For the rest of the world, it was a gift that came at the right time. By dramatically boosting lending and state spending, China provided badly needed ballast to a global economy staggered by one of the worse financial crises of the past century. Minus Chinese demand for copper, oil and other commodities, as well as demand for finished goods like automobiles, cell phones, and computers, 2010 would have been a much tougher year for the world’s commodity producers and for a host of western multinationals that have come to rely on China for earnings growth.

This year, absent China’s financial presence in debt-wracked Europe, the continent’s simmering debt crisis could very well morph into something far more insidious—a protracted recession in the eurozone, for instance, accompanied by rising social and political instability.

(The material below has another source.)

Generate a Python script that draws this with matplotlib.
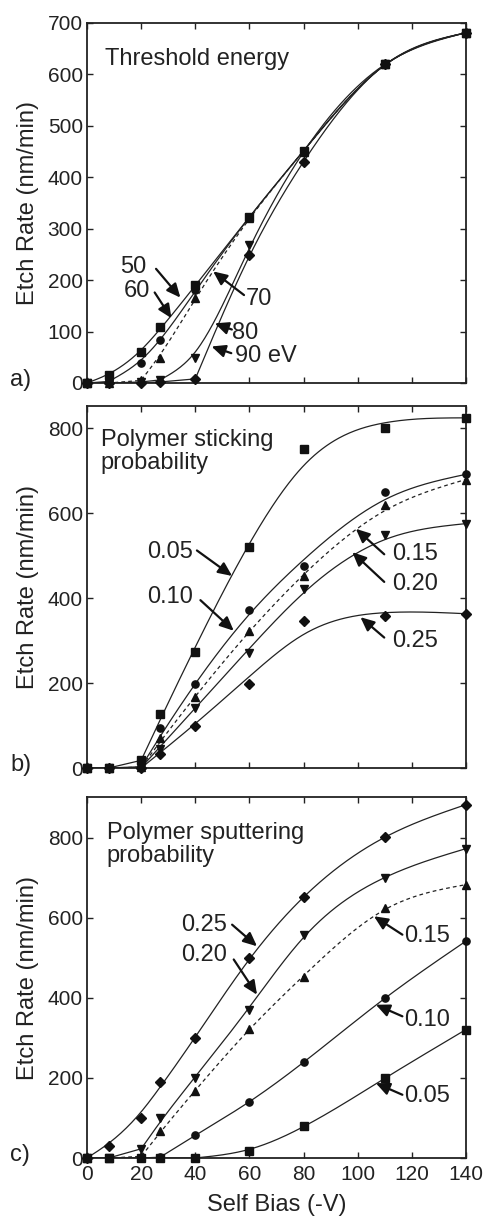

This scenario is not likely to happen if China’s words of support are backed by significant debt purchases by Beijing. But that financial lifeline to Europe will come with a cost.

While China still finds the West—especially the United States and Europe—a relatively attractive place to invest its excess savings, China’s investing mandarins are keen on diversifying their Western holdings. Starkly put, China wants to buy Western plants, not Western paper. Beijing’s preference is for companies rather than coupons.

This tilt in investment bias, however, has not and will not go down very well with the United States and Europe, who have been all too happy to see Beijing gorge itself on their sovereign debt. Chinese buyers of U.S. and European firms is a much harder idea to swallow. To the latter point, earlier this month, a Chinese firm dropped a $1.3 billion bid for a Dutch cable wire company after the EU’s Industry Commissioner expressed hostility toward the planned takeover. The Chinese firm ultimately backed down.

Both Europe and the United States should expect China to become more aggressive and adamant about sealing deals in the West. Beijing wants to not only diversify its foreign investments, but also to level the competitive playing field between Chinese firms and their American and European counterparts. While China enjoys a trade advantage over the transatlantic partnership in world markets, Europe and America enjoy a massive investment advantage over China.

It increasingly irks Beijing that America’s foreign direct investment stock in China, some $49 billion, is more than 20 times larger than China’s investment presence in the United States ($2.3 billion in 2009). The EU’s investment position in the China, meanwhile, was 10 times larger than China’s in the EU in 2009, with total EU investment of $81 billion in China versus the Chinese investment stock of $8.1 billion in Europe. Beijing would like to correct this lopsided advantage but cannot if Europe and the United States continue to torpedo potential Chinese mergers and acquisitions.

Large Chinese firms want to go global, which means they want direct access to the markets of the United States and Europe, a strategy that entails less trade and more foreign investment. And like Japanese firms in the 1980s, Chinese firms, fearing rising trade barriers in the West, hope to jump or skirt these barriers by investing directly in the West. However, Chinese investors are hardly getting the warm and fuzzy feeling from the United States and Europe. Hence, prevented from expanding its corporate presence in the transatlantic economy, is it any wonder China has become more hostile and less welcoming to U.S. and European investment in China ?

In the end, the debt-laden United States and Europe need to wake up to the new reality before them : China will only remain a trusted source of portfolio inflows (buying Western debt) on the condition that its corporations are able to expand their foreign direct investment position in Europe and the United States. That means they have to be allowed to buy and acquire companies in the United States and Europe. Minus this alternative, China might just think about leaving the West financially high and dry.